**Task description:** Go through the listing and copy each line with the string "this".

**Supplied material:**
________

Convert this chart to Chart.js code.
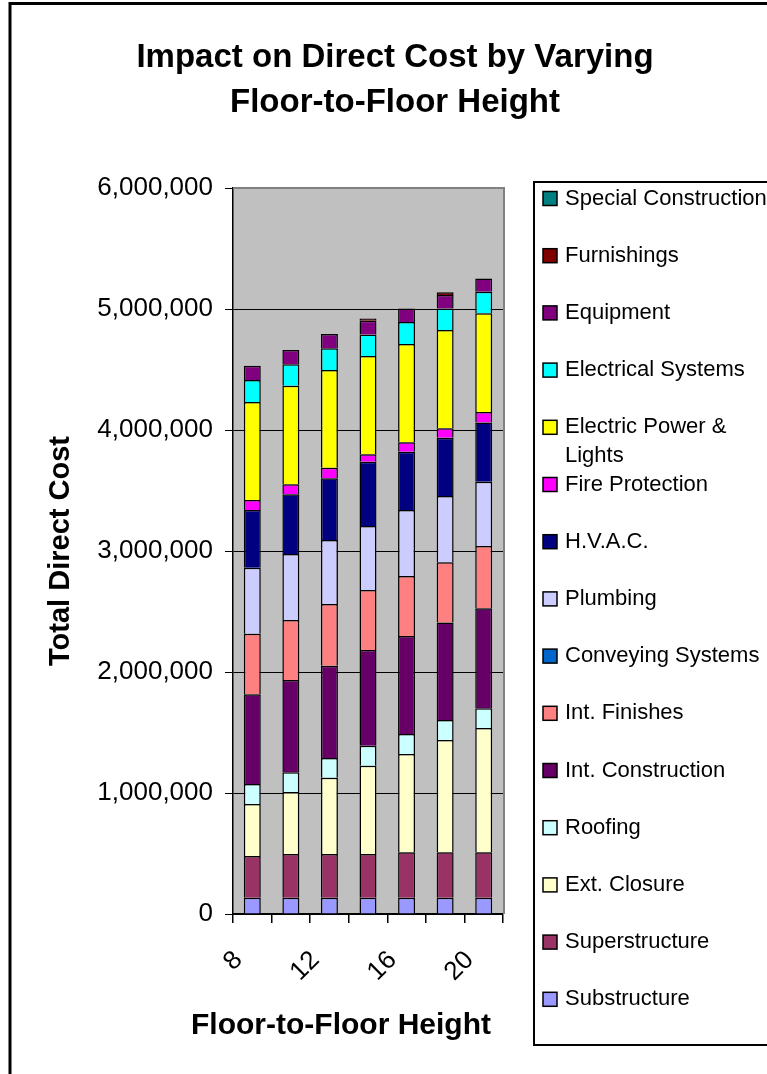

________

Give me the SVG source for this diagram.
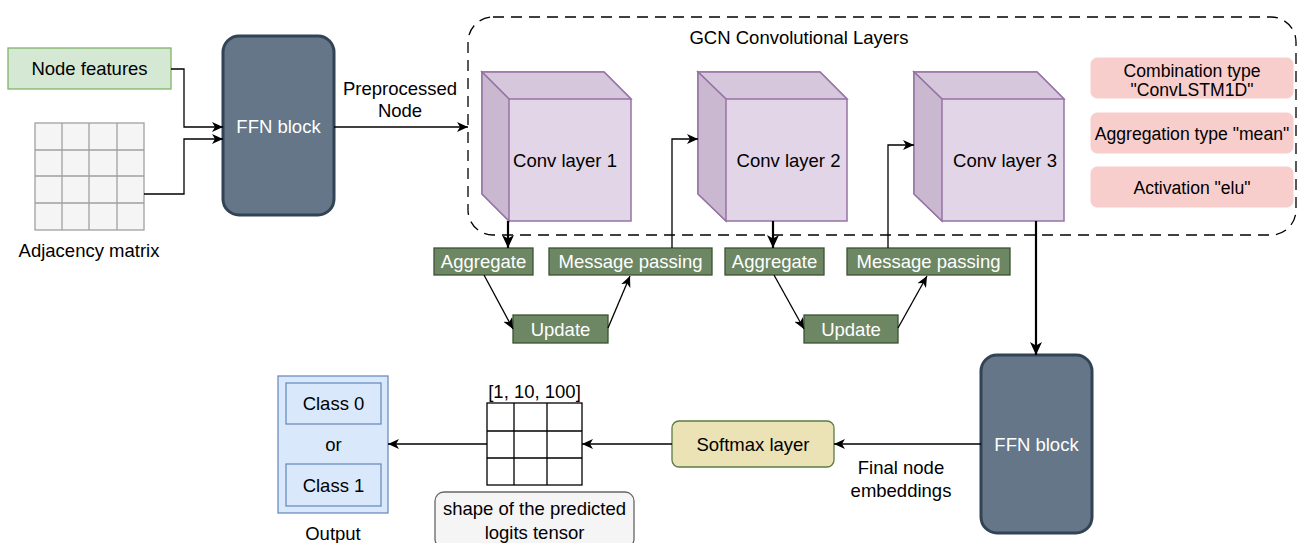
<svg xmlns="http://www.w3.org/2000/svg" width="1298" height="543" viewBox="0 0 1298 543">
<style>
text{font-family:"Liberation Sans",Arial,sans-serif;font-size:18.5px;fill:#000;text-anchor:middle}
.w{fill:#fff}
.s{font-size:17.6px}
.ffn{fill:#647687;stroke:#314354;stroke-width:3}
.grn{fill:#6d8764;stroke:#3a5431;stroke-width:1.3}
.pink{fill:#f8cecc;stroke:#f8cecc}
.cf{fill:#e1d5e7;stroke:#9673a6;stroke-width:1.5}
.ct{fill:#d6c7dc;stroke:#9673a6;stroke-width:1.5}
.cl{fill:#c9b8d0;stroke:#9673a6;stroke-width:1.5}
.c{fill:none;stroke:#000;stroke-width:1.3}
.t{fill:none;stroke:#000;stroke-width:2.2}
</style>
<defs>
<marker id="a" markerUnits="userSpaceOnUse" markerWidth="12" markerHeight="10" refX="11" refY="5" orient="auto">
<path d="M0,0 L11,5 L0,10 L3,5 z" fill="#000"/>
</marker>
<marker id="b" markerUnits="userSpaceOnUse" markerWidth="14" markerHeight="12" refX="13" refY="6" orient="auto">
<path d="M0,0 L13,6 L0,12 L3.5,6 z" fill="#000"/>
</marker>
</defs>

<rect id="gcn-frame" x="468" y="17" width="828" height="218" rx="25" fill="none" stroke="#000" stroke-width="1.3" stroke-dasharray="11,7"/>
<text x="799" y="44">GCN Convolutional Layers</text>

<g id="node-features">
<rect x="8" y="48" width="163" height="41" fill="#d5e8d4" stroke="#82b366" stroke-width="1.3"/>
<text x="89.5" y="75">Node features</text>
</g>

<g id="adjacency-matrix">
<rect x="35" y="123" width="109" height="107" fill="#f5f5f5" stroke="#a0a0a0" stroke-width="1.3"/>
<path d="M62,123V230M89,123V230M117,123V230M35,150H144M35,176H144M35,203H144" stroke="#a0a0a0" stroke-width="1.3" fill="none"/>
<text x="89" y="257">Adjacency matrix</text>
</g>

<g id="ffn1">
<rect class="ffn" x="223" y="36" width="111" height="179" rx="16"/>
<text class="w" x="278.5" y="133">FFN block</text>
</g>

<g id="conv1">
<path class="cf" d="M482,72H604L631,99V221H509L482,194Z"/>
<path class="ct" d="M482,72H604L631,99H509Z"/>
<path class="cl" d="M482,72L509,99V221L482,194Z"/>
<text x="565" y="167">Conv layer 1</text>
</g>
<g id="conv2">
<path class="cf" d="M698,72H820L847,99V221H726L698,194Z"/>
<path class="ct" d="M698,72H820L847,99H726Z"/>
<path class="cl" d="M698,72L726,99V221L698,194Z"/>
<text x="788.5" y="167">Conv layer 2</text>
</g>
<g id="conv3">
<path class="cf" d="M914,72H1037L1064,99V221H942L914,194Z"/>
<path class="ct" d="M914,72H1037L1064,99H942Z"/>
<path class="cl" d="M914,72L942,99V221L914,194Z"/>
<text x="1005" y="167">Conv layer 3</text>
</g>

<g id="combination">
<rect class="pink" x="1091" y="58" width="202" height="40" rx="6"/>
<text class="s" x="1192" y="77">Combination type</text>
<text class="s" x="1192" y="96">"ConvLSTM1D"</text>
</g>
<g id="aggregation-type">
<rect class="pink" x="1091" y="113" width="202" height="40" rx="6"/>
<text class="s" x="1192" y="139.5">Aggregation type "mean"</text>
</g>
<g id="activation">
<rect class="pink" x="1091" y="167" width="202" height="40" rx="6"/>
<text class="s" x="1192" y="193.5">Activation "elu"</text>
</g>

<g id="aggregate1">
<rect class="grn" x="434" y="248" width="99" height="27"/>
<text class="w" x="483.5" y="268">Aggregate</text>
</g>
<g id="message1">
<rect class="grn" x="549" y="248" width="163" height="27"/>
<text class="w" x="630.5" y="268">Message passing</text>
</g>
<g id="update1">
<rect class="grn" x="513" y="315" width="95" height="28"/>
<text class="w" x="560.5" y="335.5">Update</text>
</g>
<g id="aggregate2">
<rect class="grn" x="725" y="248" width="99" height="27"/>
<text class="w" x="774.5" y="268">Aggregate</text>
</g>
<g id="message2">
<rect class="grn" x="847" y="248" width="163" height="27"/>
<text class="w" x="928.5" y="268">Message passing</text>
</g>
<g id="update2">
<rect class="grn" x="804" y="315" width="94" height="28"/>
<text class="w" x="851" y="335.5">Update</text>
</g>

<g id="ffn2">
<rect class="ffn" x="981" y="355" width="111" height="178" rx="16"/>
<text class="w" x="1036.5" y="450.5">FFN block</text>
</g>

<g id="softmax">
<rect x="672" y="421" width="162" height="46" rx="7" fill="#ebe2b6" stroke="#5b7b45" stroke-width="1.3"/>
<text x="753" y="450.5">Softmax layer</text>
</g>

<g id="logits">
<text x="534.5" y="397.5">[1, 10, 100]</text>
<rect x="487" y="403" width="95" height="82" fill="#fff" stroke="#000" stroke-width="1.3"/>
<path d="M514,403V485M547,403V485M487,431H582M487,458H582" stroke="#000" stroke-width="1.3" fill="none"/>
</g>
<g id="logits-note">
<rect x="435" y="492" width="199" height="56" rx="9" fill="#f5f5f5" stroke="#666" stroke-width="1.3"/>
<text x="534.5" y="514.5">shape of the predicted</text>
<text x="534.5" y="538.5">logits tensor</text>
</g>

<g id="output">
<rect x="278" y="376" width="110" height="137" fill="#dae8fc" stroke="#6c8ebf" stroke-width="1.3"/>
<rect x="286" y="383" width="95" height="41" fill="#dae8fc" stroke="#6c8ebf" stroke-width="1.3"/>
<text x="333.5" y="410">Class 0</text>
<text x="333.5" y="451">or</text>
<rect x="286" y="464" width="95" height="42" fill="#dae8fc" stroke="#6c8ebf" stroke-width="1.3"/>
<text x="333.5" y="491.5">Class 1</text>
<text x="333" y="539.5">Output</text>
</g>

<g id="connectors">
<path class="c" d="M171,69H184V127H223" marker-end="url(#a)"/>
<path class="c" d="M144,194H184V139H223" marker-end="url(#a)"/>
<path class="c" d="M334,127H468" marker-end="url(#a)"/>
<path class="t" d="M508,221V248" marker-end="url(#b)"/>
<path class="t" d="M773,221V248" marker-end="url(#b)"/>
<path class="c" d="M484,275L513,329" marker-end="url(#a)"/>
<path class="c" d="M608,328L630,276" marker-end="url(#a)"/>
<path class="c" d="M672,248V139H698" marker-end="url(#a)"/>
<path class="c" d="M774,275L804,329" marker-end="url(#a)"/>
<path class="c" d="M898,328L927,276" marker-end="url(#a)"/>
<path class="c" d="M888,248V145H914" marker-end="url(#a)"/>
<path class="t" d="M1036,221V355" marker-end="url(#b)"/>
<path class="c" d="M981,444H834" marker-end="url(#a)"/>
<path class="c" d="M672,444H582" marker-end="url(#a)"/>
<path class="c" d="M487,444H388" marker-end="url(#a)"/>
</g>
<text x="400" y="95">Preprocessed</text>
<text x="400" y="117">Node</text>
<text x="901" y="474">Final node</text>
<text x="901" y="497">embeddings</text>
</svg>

________

**Full output:**
Convert this chart to Chart.js code.
Give me the SVG source for this diagram.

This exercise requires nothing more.